What skill do you want to master? Apply the principles of purposeful practice to it, and do so for a very long time.
In the preface of his book, A Leap in the Dark, John Ferling wrote,
“The title of this book was taken from a line in a newspaper essay written in 1776 by a Pennsylvanian who opposed American independence. To separate from the mother country, he cautioned, was to make ‘a leap in the dark,’ to jump into an uncertain future.
There were those who were ready to take the chance and those who resisted approaching the abyss that would be ushered in by breaking with the past. It was a leap into an unpredictable place to resist British policies, go to war, declare independence, embrace republicanism, ratify the Constitution, enfranchise additional citizens, permit those who had never been trusted with public office to be elected as public officials, and to cast aside the habits of the colonial past.
“Each step was uncertain and chancy. The success of the American Revolution was far from inevitable.”
It all looks so inevitable from where we sit now, but just imagine how risky this massive change must have seemed to people living in the American colonies back then.

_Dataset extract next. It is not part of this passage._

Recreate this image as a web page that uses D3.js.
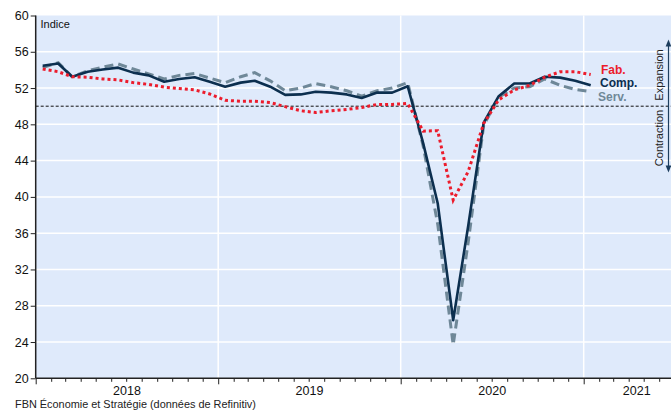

What change are you considering right now that you really want to do in your organization or in your career? Does it seem overly risky? Is it a leap in the dark? Imagine going out fifty years into the future and seeing this move as an inevitable success. It’s happened before.
I’m just saying.
Kill the Company is actually a provocative book title by Lisa Bodell.

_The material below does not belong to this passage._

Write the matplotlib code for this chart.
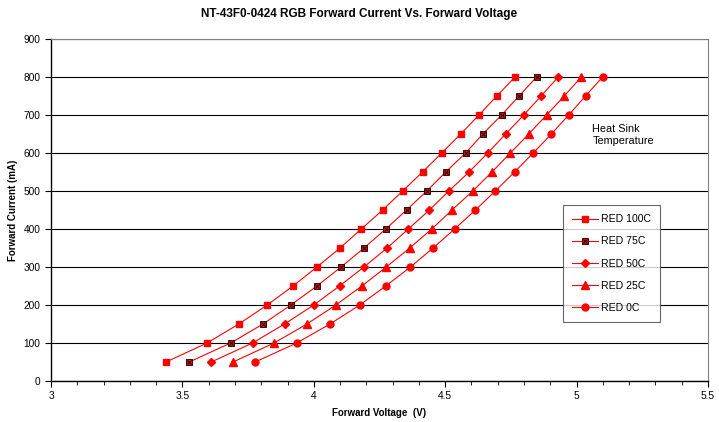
import numpy as np
import matplotlib.pyplot as plt
from matplotlib.legend_handler import HandlerTuple

plt.rcParams['font.family'] = ['Liberation Sans', 'DejaVu Sans']

# Prad (mA) - wspolny dla wszystkich serii
prad = [50, 100, 150, 200, 250, 300, 350, 400, 450, 500, 550, 600, 650, 700, 750, 800]

# Napiecie (V) dla kolejnych temperatur radiatora
v_100c = [3.438, 3.594, 3.715, 3.823, 3.921, 4.012, 4.100, 4.181, 4.262, 4.338, 4.414, 4.487, 4.559, 4.629, 4.696, 4.766]
v_75c = [3.526, 3.684, 3.807, 3.913, 4.012, 4.104, 4.191, 4.274, 4.353, 4.430, 4.502, 4.578, 4.643, 4.715, 4.781, 4.848]
v_50c = [3.610, 3.767, 3.889, 4.000, 4.098, 4.191, 4.279, 4.360, 4.440, 4.514, 4.591, 4.662, 4.730, 4.799, 4.865, 4.930]
v_25c = [3.693, 3.849, 3.974, 4.084, 4.183, 4.276, 4.365, 4.449, 4.526, 4.605, 4.678, 4.748, 4.818, 4.886, 4.953, 5.018]
v_0c = [3.777, 3.935, 4.062, 4.175, 4.274, 4.368, 4.454, 4.536, 4.615, 4.691, 4.764, 4.835, 4.904, 4.970, 5.034, 5.099]

fig = plt.figure(figsize=(7.19, 4.22), dpi=100)
ax = fig.add_axes([0.0709, 0.0972, 0.9138, 0.8104])

kolor = "#ff0000"
ax.yaxis.grid(True, color="black", linewidth=0.8)
ax.set_axisbelow(True)

h1, = ax.plot(v_100c, prad, color=kolor, lw=0.8, marker="s", ms=5, mfc=kolor, mec=kolor)
h2a, = ax.plot(v_75c, prad, color=kolor, lw=0.8, marker="s", ms=4.5, mfc=kolor, mec="black", mew=0.6)
h2b, = ax.plot(v_75c, prad, ls="none", marker="x", ms=3.0, mec="black", mew=0.7)
h3, = ax.plot(v_50c, prad, color=kolor, lw=0.8, marker="D", ms=4.2, mfc=kolor, mec=kolor)
h4, = ax.plot(v_25c, prad, color=kolor, lw=0.8, marker="^", ms=5.5, mfc=kolor, mec=kolor)
h5, = ax.plot(v_0c, prad, color=kolor, lw=0.8, marker="o", ms=5, mfc=kolor, mec=kolor)

ax.set_xlim(3, 5.5)
ax.set_ylim(0, 900)
ax.set_xticks(np.arange(3, 5.51, 0.5))
ax.set_xticklabels(["3", "3.5", "4", "4.5", "5", "5.5"])
ax.set_xticks(np.arange(3, 5.51, 0.1), minor=True)
ax.set_yticks(np.arange(0, 901, 100))
ax.tick_params(axis="both", labelsize=7.3, direction="out", length=4, width=0.8)
ax.tick_params(axis="x", which="minor", length=3, width=0.6)
ax.tick_params(axis="x", pad=3)

for s in ["top", "right"]:
    ax.spines[s].set_color("#808080")
    ax.spines[s].set_linewidth(0.8)
for s in ["left", "bottom"]:
    ax.spines[s].set_color("black")
    ax.spines[s].set_linewidth(1.0)

ax.set_xlabel("Forward Voltage  (V)", fontsize=7, fontweight="bold", labelpad=5)
ax.set_ylabel("Forward Current (mA)", fontsize=7, fontweight="bold")
ax.yaxis.set_label_coords(-0.05, 0.5)
fig.suptitle("NT-43F0-0424 RGB Forward Current Vs. Forward Voltage", fontsize=8.5,
             fontweight="bold", x=0.5, y=0.98)

ax.text(5.06, 647, "Heat Sink\nTemperature", fontsize=7.8, va="center", ha="left", linespacing=1.2)

leg = ax.legend([h1, (h2a, h2b), h3, h4, h5],
                ["RED 100C", "RED 75C", "RED 50C", "RED 25C", "RED 0C"],
                handler_map={tuple: HandlerTuple(ndivide=1, pad=0)},
                loc="upper left", bbox_to_anchor=(0.779, 0.515), borderaxespad=0,
                fontsize=7.6, frameon=True, fancybox=False, edgecolor="#404040",
                handlelength=2.4, labelspacing=1.15, borderpad=0.9, handletextpad=0.3)
leg.get_frame().set_linewidth(0.8)

plt.savefig("out.png", dpi=100)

Her exercise called, Kill the Company, is very thought-provoking. The idea is for you and your team to come up with ways for a competitor to kill your company. What would the competitor have to do to steal your customers and ruin your business?

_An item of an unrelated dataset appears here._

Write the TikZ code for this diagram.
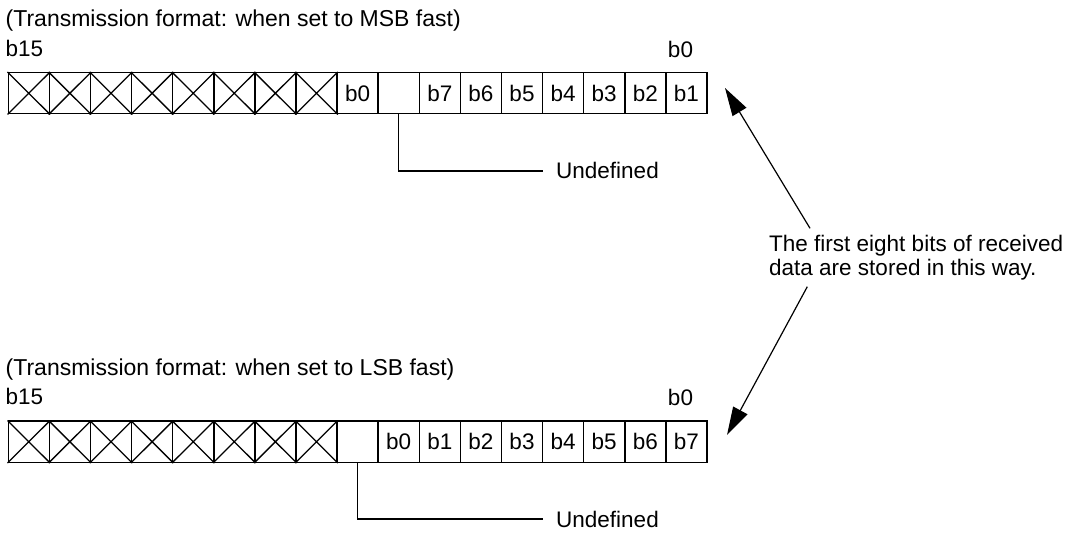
\documentclass[tikz,border=0pt]{standalone}
\usepackage{fontspec}
\setmainfont{Liberation Sans}
\usetikzlibrary{arrows.meta,calc}
\begin{document}
\begin{tikzpicture}[x=1pt,y=-1pt,
  txt/.style={inner sep=0pt, font=\fontsize{22.5}{23.5}\selectfont},
  head/.style={inner sep=0pt, anchor=base west, font=\fontsize{23}{24}\selectfont},
  cell/.style={draw, line width=1.5pt, minimum width=41.1pt, minimum height=41pt,
    inner sep=0pt, anchor=north west, font=\fontsize{22.5}{23.5}\selectfont},
  xout/.style={line width=1.3pt},
  lbl/.style={txt, text height=16pt, text depth=0pt},
  lead/.style={line width=1.3pt},
  ptr/.style={line width=1.2pt, -{Triangle[length=28pt,width=16pt]}}]
\useasboundingbox (0,0) rectangle (1079,534);

% ---- register 1: MSB first ----
\node[head] (h1) at (5.5,26.5) {(Transmission format: when set to MSB fast)};
\node[txt, anchor=base west] (hi1) at (5.5,57) {b15};
\node[txt, anchor=base] (lo1) at (680.5,58) {b0};
\foreach \i/\t in {1/,2/,3/,4/,5/,6/,7/,8/,9/b0,10/,11/b7,12/b6,13/b5,14/b4,15/b3,16/b2,17/b1}
  \node[cell] (t\i) at ({7.5+(\i-1)*41.1},72) {\t};
\foreach \i in {1,...,8}
  \draw[xout] (t\i.north west) -- (t\i.south east) (t\i.north east) -- (t\i.south west);

\node[lbl, anchor=west] (u1) at (556,171) {Undefined};
\draw[lead, shorten >=13pt] (t10.south) |- (u1.west);

% ---- register 2: LSB first ----
\node[head] (h2) at (5.5,375.5) {(Transmission format: when set to LSB fast)};
\node[txt, anchor=base west] (hi2) at (5.5,405) {b15};
\node[txt, anchor=base] (lo2) at (680.5,406) {b0};
\foreach \i/\t in {1/,2/,3/,4/,5/,6/,7/,8/,9/,10/b0,11/b1,12/b2,13/b3,14/b4,15/b5,16/b6,17/b7}
  \node[cell] (b\i) at ({7.5+(\i-1)*41.1},420.5) {\t};
\foreach \i in {1,...,8}
  \draw[xout] (b\i.north west) -- (b\i.south east) (b\i.north east) -- (b\i.south west);

\node[lbl, anchor=west] (u2) at (556,519) {Undefined};
\draw[lead, shorten >=13pt] (b9.south) |- (u2.west);

% ---- note with its two pointers ----
\node[txt, anchor=north west, align=left] (note) at (769,235.3)
  {The first eight bits of received\\data are stored in this way.};
\coordinate (p1) at (725,88);
\coordinate (p2) at (727,435);
\draw[ptr] ($(note.north west)+(41,-7)$) -- (p1);
\draw[ptr] ($(note.north west)+(38.3,51.4)$) -- (p2);
\end{tikzpicture}
\end{document}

This exercise forces you to think of ways to come up with something significantly better than what your organization is doing right now.
And then, of course, the idea is to implement these better ways of doing things. It’s much better for you to kill your old ways of doing things with better ways than for your competition to do that to your business.
In the past few months I’ve read biographies on Robin Williams, Bill Belichick, and Fred Rogers, of Mr. Rogers Neighborhood fame.
These three couldn’t be more different from each other, and yet each was remarkably successful in his own way. Why?
I believe the key is that each of them stayed true to himself. None of them tried to be anything other than himself.
Describe yourself. Your values, your standards, your areas of focus, your style, your way of doing things, your passions, your talents, and your character strengths. Write those down. And then as you go about doing whatever you do stay true to yourself. Just try to be a better you. Don’t waste trying to be a better somebody else.
Last year an Apple employee encouraged me to turn off my cell phone every day for at least ten minutes. She said, “Go brush your teeth, use the restroom, maybe take a shower, and then you can turn back on your phone. It will last much longer that way.”
That’s such good advice for how to do significant work.
You can’t work all the time. You need to shut yourself off every day. I recommend several times a day just shut your brain down. Go for a walk. Take a nap. Watch a mindless television show. Allow your brain time to completely ramp down.
Then when you come back do so with much better energy.